Apresentados como o último – e deve ser, afinal sobre este o escritor chegou a falar publicamente e por escrito sobre, mas não sobre outros – esse diário no ano do Prêmio Nobel inteira o fechamento de outro círculo na obra saramaguiana. O dos romances foi fechado com a publicação do que seria seu último título (e que agora figura como se um ensaio, para citar um gênero textual tão preferido de Saramago, ou um libelo), Alabardas, Alabardas, espingardas, espingardas. Porque não foi composto até a hora do fim, como o livro inacabado, o tom aqui não é o da rebeldia que irrompeu da consciência à escrita pelos enunciados vulcânicos de seu trabalho ficcional, sobre o qual atestam não apenas o fechamento de Alabardas, mas seu romance colocado entre os mais controversos e que de alguma maneira também foi seu último, Caim.

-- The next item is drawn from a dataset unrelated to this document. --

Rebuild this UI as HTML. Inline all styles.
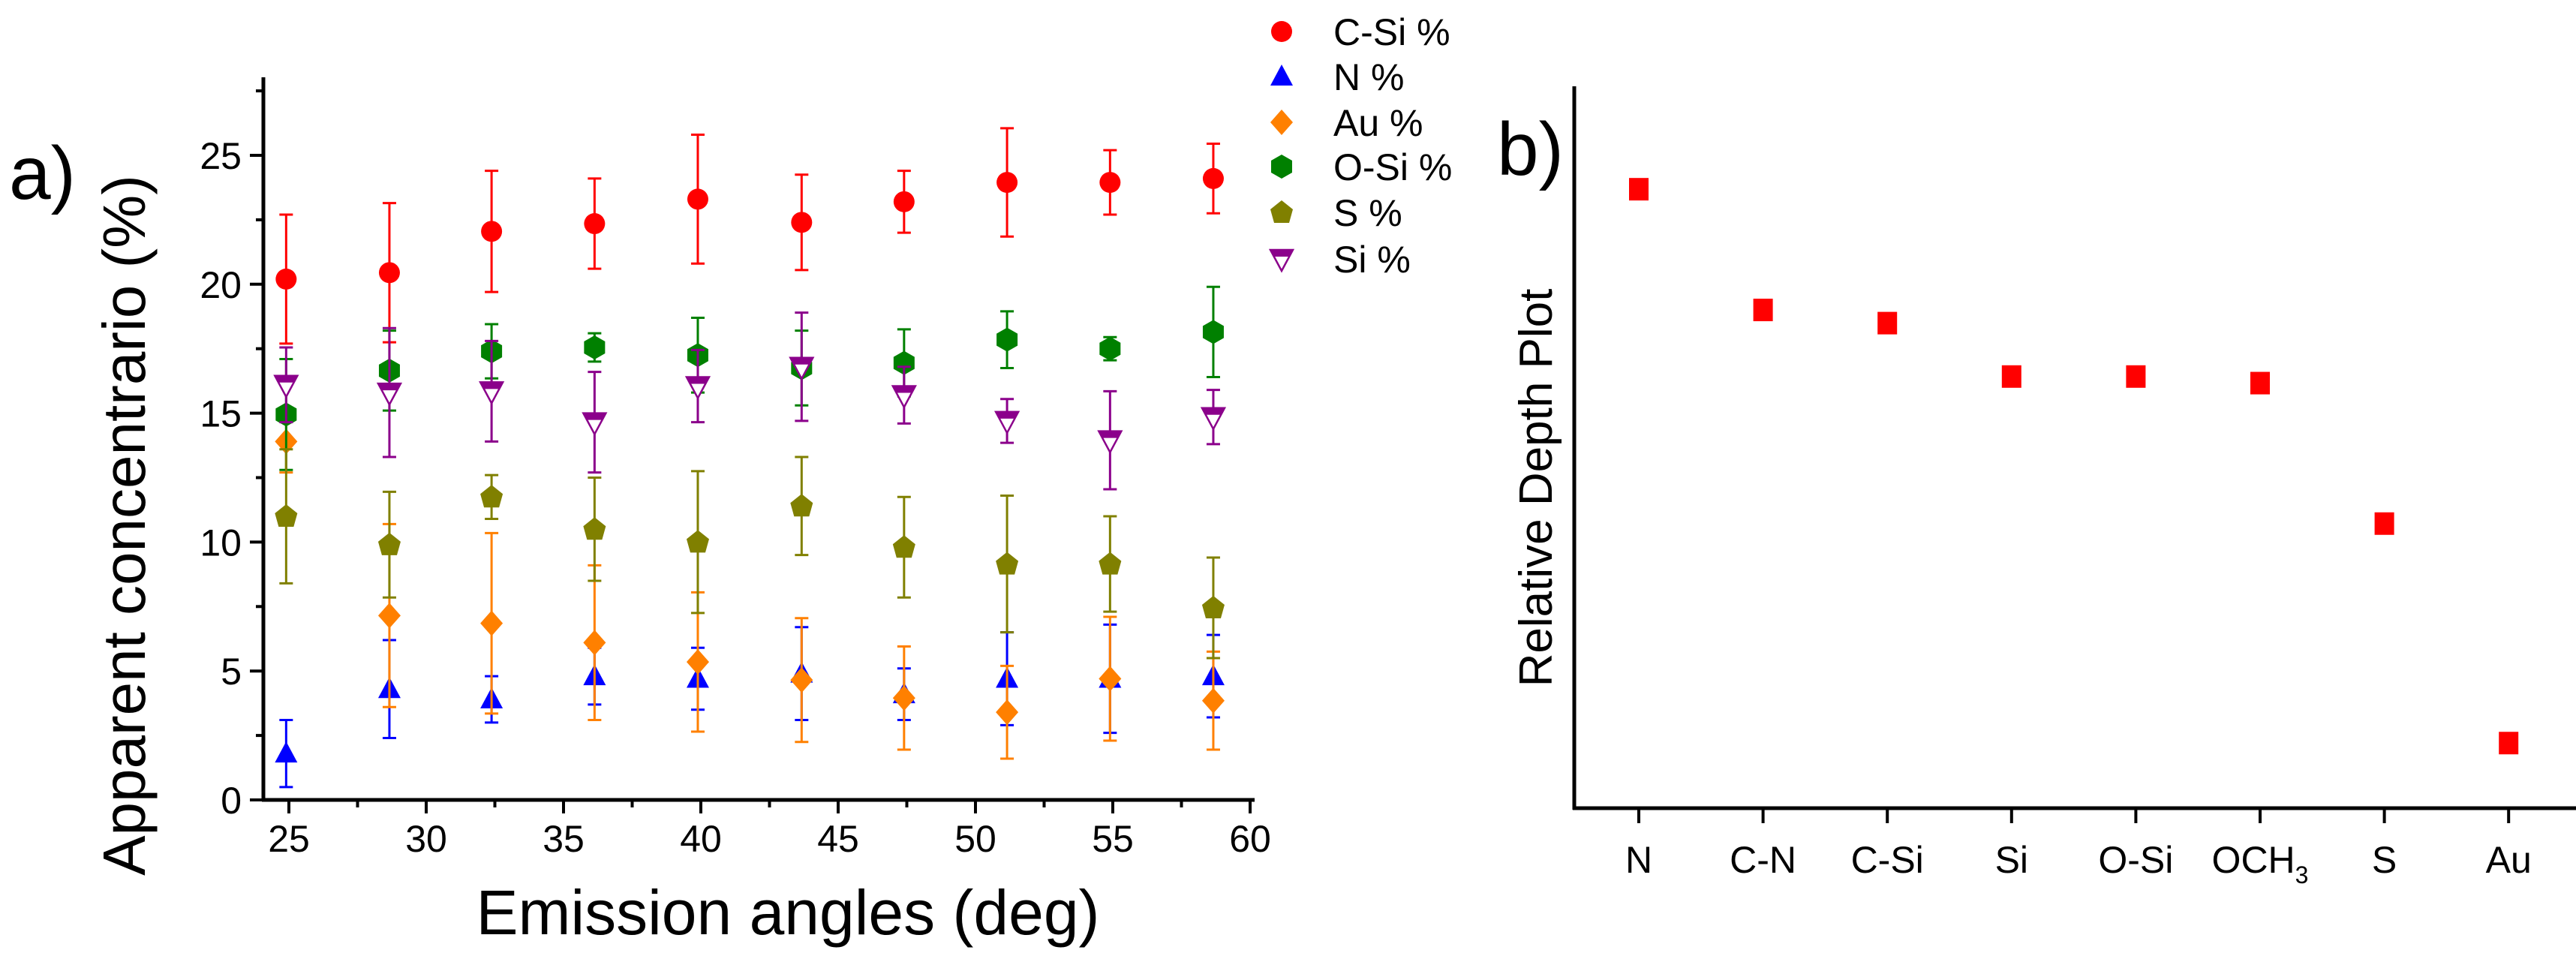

O ciclo que se fecha com o Último caderno de Lanzarote inclui, além dos citados cinco volumes dos diários, do que também se tem como tal, os livros que reúnem as entradas de Saramago para um blog. Nestes dois títulos, chamados apenas de O caderno, estão o que reiteram de maneira ainda mais clara a natureza da comunicação exposta desde 1993: manter-se próximo dos seus leitores, estabelecer um diálogo com seu entorno e estabelecer leituras sobre o mundo e as pessoas que o conduzem.

Quer dizer, o fechamento desse ciclo de cadernos é também uma abertura, porque, afinal, o diálogo e as leituras sobre o mundo se já agora rareiam não devem ser em nenhuma hipótese apagadas. Se isso ocorre é então a aparição da miséria mais banal, a que coloca homens contra homens que passam a se relacionar pelas forças da barbárie. Sem debate e sem reflexão sobram o silenciamento, a inoperância, o preconceito, a penúria, o fascismo e a morte – palavras que representam o mais escuro de nós e contra as quais Saramago foi um incansável lutador. Os cadernos, e este último reafirma isso, são um demonstrativo sincero dessa conduta.